### EXERCISE
Look through the lines below and extract each one that contains "matplotlib".

### SUPPLIED DATA

>>>>

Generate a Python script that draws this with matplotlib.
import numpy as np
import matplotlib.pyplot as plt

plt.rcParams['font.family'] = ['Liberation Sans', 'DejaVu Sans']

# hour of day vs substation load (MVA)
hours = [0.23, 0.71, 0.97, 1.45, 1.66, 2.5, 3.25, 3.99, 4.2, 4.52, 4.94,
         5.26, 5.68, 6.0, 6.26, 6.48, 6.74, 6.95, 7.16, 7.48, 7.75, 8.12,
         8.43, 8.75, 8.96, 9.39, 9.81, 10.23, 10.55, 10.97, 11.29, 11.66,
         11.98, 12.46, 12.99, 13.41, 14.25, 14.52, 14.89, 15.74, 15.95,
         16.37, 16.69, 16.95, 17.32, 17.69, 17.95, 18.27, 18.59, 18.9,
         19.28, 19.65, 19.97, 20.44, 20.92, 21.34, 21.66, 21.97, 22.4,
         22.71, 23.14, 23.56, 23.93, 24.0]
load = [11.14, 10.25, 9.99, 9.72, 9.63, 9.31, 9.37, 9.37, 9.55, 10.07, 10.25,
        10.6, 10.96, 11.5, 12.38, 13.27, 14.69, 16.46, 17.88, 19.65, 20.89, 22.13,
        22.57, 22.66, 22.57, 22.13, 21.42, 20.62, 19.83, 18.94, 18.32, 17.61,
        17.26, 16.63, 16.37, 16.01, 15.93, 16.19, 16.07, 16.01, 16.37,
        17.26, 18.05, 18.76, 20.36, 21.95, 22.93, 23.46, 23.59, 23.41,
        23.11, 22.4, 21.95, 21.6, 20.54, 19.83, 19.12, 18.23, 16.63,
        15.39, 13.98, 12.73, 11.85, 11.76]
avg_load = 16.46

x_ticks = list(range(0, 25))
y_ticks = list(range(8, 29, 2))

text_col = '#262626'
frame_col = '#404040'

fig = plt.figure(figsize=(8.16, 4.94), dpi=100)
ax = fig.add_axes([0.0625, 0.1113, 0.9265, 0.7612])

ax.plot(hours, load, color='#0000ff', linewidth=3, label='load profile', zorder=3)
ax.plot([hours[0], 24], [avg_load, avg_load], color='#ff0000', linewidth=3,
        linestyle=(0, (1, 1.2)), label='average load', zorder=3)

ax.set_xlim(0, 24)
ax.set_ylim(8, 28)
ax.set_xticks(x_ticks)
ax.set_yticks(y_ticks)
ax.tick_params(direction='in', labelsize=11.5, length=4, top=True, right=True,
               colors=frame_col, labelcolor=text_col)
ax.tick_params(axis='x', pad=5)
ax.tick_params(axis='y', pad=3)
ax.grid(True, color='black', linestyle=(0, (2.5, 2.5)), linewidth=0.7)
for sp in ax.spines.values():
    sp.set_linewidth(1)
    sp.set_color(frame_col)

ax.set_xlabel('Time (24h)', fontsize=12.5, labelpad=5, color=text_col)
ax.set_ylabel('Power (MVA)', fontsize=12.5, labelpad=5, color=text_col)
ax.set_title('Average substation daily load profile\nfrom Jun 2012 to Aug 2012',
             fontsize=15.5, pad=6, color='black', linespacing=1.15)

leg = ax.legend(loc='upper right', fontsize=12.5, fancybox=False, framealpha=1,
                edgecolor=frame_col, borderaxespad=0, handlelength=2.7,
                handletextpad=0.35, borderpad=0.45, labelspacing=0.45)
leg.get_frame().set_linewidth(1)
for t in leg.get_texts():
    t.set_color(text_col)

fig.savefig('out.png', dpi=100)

<<<<

### OUTPUT
Generate a Python script that draws this with matplotlib.
import matplotlib.pyplot as plt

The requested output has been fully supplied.